John Evans was unanimously appointed mayor and will serve out the remainder of the term, which became vacant when Ken Corey resigned July 1. Evans’ term ends Dec. 31, 2014.

The former city mayor was selected from a field of six candidates vying for the position. The other candidates were Council member Bill Brab; Evan Comer, a member of the Code Enforcement Board; Tom Gates; John Vandertoll; and Joseph Casey.

Evans was active in city government from 1976-99. He served in the offices of city attorney, city clerk and city councilman, and was mayor from 1981-84.

His new term was effective immediately, on the heels of resignations of the two previous mayors. Tom Eberle resigned March 9 after serving since 2006 and Ken Corey, who resigned last month.

“In essence, jumping into jobs that need to be done is something I’ve done my whole life,” Evans said. “It’s just kind of who I am.”

City Attorney Grover Potts said Evans’ previous experience with the city government is a plus and probably made the decision easier for the council.

“I have no doubt he will do a good job,” Potts said. “I was glad to see it was a unanimous vote, because it indicates people want some kind of stability.”

Ann Simms, the city administrator who served as interim mayor, said she didn’t mind filling in but is pleased the council made a selection.

“I’m happy to have a mayor. I like working with people,” Simms said. “Tonight was the beginning of a new, wonderful era in our city government. Everyone wants to move forward.”

Simms said she has known Evans for more than 20 years and touted his ethics and intellect as reasons for why he will succeed.

Evans has lived in Prospect since 1975, a year after the city was founded. He said local residents want harmony and respect within the government, something he did not sense was happening.

The 75-year-old Evans said he decided to get back into city government because he has slowed down his law practice at Stoll Keenon Ogden and because one of the city council members asked him to run.

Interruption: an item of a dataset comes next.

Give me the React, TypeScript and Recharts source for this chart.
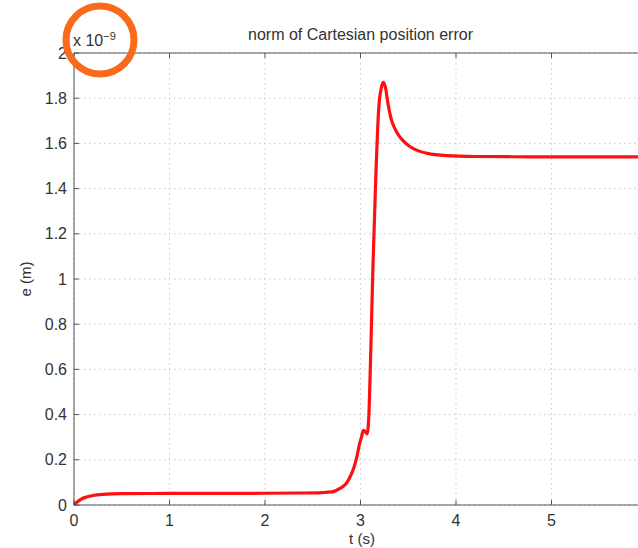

“I’m really at an age where people buy a rocking chair … but I’m not ready to do that,” he said.
Evans said he wants to get his feet on the ground and get an idea of what is going on with the city’s business. He noted the East End Bridge and the state’s desire to widen U.S. 42 as the main issues on the docket.
“Beyond that, I need to have a little more time to see where we are and where I think we need to go,” Evans said.

Evans said he plans to finish up the term, but is still processing the appointment and isn’t sure if he will run again at the end of next year.

“I’m not going to say one way or another,” Evans said. “It depends on a lot of things.”

The Prospect City Council next will turn its attention to finding a replacement for Mike Scott, who died unexpectedly July 12.

Simms said the city will send out an e-mail soliciting resumes through 3:30 p.m. Friday, Aug. 2.

Council will hold a special meeting at 6 p.m. Monday, Aug. 5, at City Hall to appoint the new council member.